§ **Directive**: Print, please, exactly and only the lines between the line holding "Give me the Plotly source for this chart." and the line holding "fig = go.Figure()", inclusive, omitting any pictures.

§ **Extracted data**:
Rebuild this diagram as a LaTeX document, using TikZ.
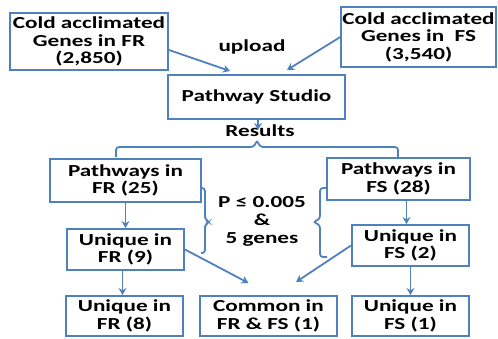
...
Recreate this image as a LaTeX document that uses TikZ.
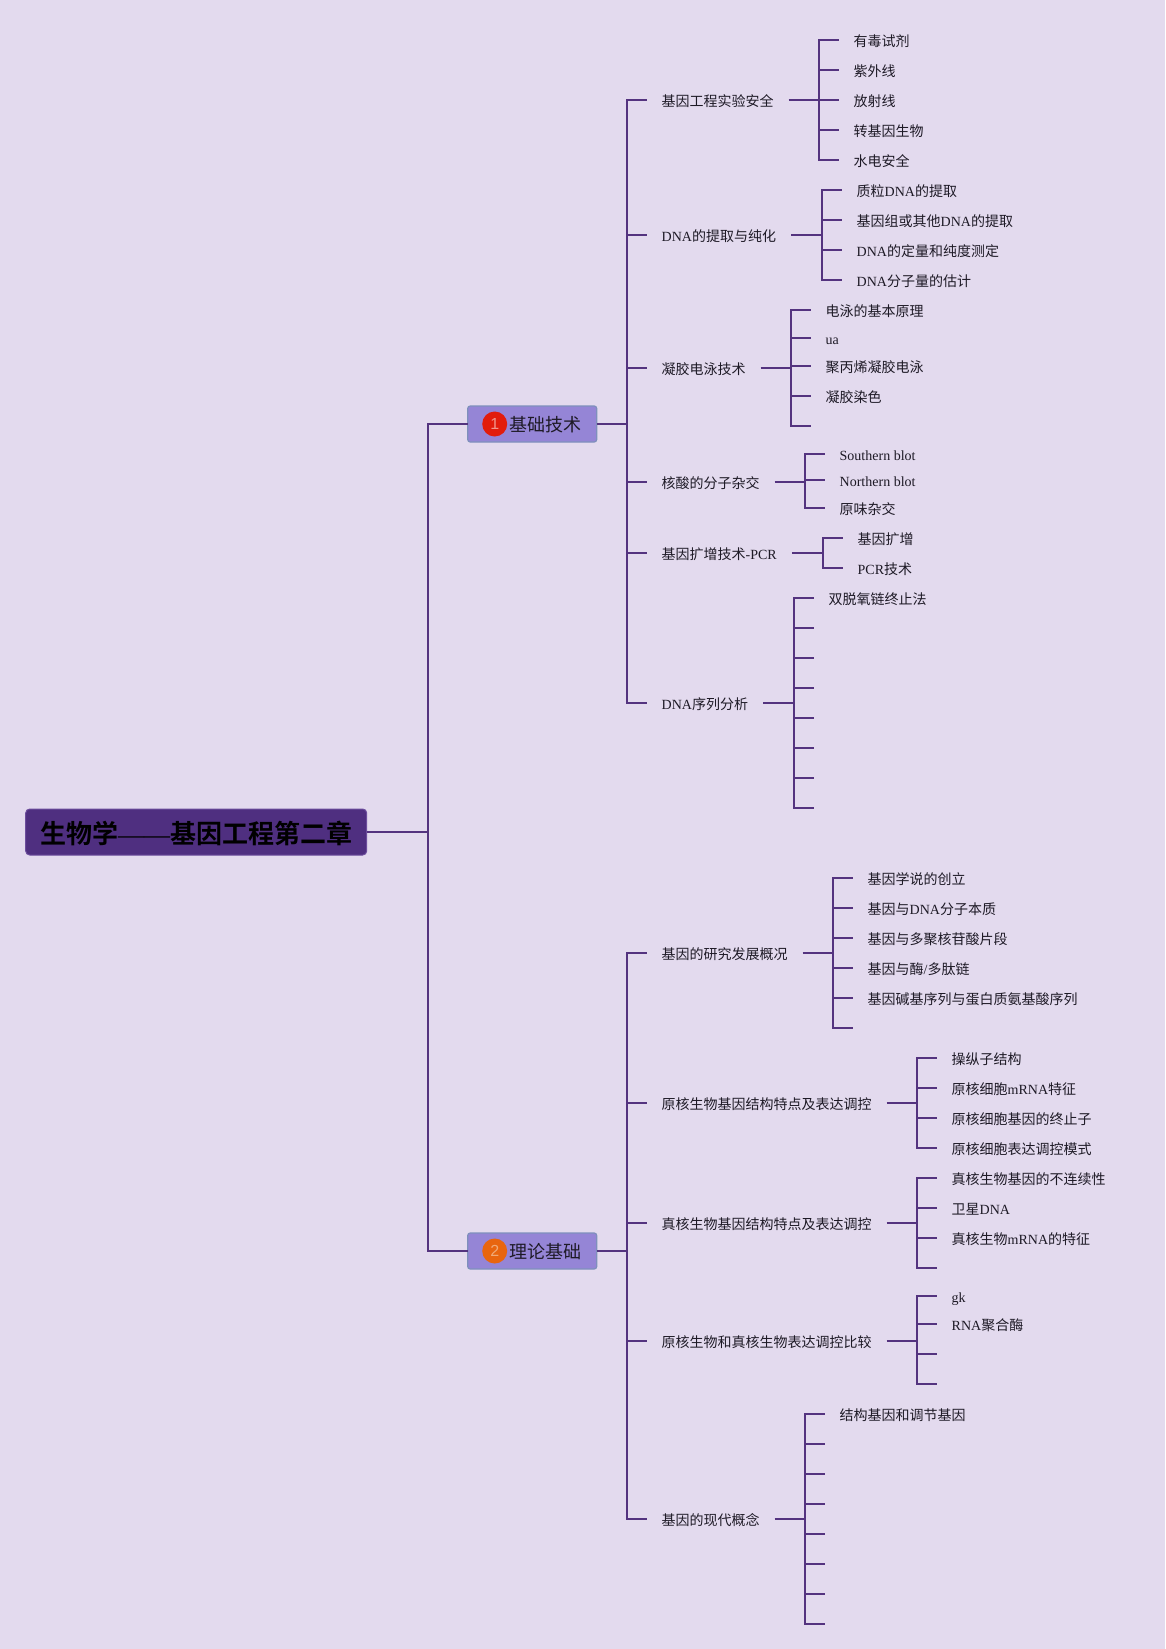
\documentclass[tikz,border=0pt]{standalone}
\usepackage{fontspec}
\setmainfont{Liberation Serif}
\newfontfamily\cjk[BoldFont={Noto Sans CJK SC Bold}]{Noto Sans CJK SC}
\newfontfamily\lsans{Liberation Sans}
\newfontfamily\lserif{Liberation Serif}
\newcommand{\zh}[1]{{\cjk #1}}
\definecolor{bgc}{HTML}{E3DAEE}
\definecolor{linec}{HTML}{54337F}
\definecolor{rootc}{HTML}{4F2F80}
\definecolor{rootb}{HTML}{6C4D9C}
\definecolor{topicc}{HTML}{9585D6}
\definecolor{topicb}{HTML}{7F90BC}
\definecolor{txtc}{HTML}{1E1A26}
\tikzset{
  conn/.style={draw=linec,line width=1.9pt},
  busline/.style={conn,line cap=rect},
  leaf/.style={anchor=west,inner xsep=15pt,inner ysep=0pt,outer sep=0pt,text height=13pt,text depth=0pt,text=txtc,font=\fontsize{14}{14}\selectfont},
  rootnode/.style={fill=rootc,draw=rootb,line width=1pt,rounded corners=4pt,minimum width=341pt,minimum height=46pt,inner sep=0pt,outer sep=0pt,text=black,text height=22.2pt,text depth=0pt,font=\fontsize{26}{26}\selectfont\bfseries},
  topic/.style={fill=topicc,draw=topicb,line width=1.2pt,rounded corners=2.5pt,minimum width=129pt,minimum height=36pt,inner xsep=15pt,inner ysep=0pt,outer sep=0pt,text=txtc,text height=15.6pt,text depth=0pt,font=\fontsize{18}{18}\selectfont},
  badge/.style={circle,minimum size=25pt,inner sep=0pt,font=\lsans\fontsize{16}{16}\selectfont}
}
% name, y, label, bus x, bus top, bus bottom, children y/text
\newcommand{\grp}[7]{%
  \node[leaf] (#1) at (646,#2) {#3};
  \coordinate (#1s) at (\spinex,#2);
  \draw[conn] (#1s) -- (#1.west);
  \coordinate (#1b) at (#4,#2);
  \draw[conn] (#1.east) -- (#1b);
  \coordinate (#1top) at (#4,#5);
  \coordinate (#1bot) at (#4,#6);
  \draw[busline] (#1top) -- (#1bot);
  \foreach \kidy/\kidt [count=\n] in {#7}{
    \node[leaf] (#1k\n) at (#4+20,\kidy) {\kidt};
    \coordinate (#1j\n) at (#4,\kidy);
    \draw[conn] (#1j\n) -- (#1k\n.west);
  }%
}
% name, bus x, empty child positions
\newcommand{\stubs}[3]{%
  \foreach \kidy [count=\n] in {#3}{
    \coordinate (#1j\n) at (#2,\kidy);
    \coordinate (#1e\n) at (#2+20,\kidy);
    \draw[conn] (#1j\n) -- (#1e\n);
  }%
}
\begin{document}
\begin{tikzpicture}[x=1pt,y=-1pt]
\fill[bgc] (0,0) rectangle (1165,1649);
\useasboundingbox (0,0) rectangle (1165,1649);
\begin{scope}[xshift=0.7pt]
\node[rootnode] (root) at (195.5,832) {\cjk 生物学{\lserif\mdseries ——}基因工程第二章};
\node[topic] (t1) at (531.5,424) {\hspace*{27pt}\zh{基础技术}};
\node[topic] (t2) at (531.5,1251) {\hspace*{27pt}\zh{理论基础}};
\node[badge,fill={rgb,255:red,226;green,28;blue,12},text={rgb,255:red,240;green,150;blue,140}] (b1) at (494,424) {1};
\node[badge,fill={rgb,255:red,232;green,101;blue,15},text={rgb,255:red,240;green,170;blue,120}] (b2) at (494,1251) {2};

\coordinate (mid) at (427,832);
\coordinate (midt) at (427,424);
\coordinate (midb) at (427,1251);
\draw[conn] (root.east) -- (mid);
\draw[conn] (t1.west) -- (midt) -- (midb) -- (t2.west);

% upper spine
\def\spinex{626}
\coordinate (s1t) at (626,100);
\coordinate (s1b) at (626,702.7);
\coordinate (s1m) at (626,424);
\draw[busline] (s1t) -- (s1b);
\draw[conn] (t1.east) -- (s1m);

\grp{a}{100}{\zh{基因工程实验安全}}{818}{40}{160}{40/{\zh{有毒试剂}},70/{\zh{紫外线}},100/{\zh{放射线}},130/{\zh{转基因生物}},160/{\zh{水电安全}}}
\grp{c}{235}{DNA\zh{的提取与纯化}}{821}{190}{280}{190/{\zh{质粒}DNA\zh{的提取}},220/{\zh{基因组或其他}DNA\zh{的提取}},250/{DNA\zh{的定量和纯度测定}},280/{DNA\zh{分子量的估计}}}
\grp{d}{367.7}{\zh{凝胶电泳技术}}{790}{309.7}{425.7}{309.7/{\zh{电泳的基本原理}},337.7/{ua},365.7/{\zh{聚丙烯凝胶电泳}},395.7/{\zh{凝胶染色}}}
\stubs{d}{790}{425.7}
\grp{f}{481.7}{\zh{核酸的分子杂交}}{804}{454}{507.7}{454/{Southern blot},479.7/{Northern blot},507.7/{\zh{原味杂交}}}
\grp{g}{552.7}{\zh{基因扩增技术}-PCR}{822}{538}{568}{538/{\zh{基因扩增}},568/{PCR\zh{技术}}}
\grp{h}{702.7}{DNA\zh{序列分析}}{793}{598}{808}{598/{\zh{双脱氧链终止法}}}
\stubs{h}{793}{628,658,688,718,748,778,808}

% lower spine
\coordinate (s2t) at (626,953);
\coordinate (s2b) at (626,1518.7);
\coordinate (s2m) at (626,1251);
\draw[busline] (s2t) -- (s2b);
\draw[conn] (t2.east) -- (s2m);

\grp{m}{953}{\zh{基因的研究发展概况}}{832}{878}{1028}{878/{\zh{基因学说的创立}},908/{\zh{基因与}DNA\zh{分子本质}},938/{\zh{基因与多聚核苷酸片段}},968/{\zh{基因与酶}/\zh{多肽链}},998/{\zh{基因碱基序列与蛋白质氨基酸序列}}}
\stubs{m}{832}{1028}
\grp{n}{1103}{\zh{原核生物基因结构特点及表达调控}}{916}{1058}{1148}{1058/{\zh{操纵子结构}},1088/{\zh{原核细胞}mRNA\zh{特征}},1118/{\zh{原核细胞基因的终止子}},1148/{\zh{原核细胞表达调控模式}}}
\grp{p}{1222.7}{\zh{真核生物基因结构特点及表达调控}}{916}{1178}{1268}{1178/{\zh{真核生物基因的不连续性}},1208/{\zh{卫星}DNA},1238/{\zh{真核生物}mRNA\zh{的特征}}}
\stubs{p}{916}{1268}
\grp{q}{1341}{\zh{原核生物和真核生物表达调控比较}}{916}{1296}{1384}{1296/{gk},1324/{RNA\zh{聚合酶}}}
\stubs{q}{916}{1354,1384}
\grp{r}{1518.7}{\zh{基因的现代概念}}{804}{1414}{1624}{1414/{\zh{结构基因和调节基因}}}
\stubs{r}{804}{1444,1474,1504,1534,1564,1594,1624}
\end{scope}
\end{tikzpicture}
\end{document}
==
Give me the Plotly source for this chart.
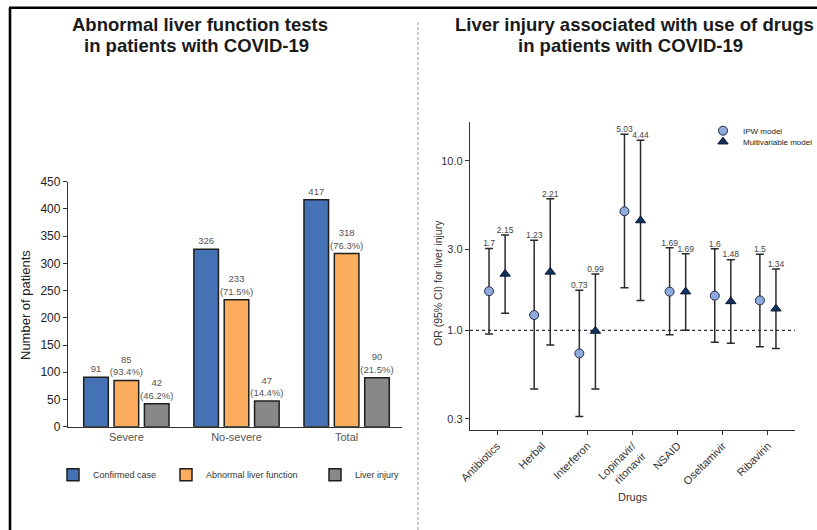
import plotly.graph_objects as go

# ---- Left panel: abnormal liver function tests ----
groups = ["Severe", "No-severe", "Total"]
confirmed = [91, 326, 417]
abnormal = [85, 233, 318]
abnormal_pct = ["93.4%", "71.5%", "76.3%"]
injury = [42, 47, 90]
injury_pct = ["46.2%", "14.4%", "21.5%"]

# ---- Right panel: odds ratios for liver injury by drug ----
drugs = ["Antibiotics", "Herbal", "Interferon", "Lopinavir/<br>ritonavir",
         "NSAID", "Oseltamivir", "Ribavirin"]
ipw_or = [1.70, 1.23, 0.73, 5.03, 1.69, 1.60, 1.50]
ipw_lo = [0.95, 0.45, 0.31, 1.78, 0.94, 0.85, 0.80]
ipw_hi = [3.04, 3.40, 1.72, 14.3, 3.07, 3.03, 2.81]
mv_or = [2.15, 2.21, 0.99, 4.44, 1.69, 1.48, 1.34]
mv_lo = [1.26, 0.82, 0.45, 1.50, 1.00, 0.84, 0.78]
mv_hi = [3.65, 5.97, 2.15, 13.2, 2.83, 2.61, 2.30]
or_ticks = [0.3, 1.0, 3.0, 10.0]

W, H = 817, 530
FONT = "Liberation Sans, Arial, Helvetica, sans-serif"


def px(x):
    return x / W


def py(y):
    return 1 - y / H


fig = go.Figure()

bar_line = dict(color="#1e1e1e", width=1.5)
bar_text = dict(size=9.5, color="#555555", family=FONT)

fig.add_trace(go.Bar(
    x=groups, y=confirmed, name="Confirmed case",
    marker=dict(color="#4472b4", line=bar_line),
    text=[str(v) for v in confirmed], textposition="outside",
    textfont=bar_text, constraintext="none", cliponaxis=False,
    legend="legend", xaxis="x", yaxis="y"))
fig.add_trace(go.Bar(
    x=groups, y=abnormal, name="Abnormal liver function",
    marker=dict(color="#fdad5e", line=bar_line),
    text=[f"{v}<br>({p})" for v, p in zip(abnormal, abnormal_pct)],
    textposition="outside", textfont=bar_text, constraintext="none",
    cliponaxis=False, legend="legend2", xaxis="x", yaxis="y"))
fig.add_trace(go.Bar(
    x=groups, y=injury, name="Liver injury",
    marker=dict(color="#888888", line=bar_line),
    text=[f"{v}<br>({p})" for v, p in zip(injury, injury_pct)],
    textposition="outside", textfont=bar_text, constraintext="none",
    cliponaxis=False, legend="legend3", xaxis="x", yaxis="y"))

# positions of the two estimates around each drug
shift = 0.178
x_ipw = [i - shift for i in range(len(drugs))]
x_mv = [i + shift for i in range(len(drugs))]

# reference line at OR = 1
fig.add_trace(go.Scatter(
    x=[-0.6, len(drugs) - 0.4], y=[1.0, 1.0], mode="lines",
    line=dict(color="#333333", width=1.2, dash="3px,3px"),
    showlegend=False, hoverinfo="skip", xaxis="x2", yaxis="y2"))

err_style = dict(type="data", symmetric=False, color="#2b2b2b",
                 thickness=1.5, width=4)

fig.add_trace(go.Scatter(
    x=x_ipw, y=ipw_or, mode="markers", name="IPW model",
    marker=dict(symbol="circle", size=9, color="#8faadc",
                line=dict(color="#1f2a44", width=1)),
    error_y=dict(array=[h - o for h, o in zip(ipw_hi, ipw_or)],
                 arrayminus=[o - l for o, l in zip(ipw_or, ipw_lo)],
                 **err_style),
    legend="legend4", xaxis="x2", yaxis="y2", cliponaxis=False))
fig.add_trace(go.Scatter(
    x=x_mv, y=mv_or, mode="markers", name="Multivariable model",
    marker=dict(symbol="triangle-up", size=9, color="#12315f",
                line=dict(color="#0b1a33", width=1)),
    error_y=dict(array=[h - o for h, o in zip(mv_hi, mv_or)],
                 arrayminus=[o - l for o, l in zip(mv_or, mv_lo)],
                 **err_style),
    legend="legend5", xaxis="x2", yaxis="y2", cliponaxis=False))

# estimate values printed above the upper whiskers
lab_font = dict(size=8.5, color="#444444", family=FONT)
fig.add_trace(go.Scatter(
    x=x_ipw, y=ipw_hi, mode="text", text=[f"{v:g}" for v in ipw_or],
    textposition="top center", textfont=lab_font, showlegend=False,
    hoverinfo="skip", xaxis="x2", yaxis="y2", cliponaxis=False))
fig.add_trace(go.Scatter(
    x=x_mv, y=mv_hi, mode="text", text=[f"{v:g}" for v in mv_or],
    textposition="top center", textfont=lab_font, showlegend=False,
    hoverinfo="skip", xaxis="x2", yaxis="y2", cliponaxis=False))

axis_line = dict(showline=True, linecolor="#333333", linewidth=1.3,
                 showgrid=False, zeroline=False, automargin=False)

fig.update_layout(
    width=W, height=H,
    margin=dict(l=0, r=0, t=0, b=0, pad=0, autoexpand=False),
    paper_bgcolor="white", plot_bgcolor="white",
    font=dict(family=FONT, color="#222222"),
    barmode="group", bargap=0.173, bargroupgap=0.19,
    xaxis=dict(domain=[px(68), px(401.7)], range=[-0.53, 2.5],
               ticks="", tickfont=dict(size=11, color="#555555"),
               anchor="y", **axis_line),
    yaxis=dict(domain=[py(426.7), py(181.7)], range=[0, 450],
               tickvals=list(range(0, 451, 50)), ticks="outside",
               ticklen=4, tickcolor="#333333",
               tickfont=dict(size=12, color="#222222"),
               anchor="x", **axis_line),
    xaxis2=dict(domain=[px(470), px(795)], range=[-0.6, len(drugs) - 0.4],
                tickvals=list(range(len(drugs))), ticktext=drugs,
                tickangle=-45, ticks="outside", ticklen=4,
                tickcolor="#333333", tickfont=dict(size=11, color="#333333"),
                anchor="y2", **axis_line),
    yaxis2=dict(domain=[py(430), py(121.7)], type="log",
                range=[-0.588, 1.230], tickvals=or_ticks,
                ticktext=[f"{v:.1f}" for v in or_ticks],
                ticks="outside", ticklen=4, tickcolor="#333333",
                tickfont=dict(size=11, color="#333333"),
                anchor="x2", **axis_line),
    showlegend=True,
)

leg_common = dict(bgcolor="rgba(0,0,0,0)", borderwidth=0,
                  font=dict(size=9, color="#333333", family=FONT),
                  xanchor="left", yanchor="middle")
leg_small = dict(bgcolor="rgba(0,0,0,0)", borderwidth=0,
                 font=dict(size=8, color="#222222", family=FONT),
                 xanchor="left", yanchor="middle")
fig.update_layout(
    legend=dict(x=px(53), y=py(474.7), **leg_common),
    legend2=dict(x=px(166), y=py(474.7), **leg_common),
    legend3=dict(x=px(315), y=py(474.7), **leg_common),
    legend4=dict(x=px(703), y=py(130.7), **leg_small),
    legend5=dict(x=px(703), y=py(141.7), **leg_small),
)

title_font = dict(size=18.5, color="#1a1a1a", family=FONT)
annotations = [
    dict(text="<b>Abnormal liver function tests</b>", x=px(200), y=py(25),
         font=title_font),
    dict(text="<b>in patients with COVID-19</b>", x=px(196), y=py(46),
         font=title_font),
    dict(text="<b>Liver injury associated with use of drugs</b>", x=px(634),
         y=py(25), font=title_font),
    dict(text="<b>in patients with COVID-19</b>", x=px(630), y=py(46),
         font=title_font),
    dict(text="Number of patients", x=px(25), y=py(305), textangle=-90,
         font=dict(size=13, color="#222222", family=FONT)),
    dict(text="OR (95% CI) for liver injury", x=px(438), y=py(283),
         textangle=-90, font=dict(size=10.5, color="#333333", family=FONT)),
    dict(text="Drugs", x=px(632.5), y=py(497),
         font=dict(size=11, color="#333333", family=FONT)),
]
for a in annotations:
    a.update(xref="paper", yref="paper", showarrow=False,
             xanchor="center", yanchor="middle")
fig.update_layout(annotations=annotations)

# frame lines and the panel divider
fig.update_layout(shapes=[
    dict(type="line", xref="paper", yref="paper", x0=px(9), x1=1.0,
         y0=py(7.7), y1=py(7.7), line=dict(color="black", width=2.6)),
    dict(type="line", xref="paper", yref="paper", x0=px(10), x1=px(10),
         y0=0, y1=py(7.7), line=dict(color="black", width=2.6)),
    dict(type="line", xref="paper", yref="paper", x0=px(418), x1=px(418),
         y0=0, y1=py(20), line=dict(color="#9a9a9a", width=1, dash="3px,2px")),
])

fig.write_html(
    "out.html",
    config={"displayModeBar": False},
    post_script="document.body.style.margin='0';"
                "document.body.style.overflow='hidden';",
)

§ **Exercise output**:
Give me the Plotly source for this chart.
import plotly.graph_objects as go

# ---- Left panel: abnormal liver function tests ----
groups = ["Severe", "No-severe", "Total"]
confirmed = [91, 326, 417]
abnormal = [85, 233, 318]
abnormal_pct = ["93.4%", "71.5%", "76.3%"]
injury = [42, 47, 90]
injury_pct = ["46.2%", "14.4%", "21.5%"]

# ---- Right panel: odds ratios for liver injury by drug ----
drugs = ["Antibiotics", "Herbal", "Interferon", "Lopinavir/<br>ritonavir",
         "NSAID", "Oseltamivir", "Ribavirin"]
ipw_or = [1.70, 1.23, 0.73, 5.03, 1.69, 1.60, 1.50]
ipw_lo = [0.95, 0.45, 0.31, 1.78, 0.94, 0.85, 0.80]
ipw_hi = [3.04, 3.40, 1.72, 14.3, 3.07, 3.03, 2.81]
mv_or = [2.15, 2.21, 0.99, 4.44, 1.69, 1.48, 1.34]
mv_lo = [1.26, 0.82, 0.45, 1.50, 1.00, 0.84, 0.78]
mv_hi = [3.65, 5.97, 2.15, 13.2, 2.83, 2.61, 2.30]
or_ticks = [0.3, 1.0, 3.0, 10.0]

W, H = 817, 530
FONT = "Liberation Sans, Arial, Helvetica, sans-serif"


def px(x):
    return x / W


def py(y):
    return 1 - y / H


fig = go.Figure()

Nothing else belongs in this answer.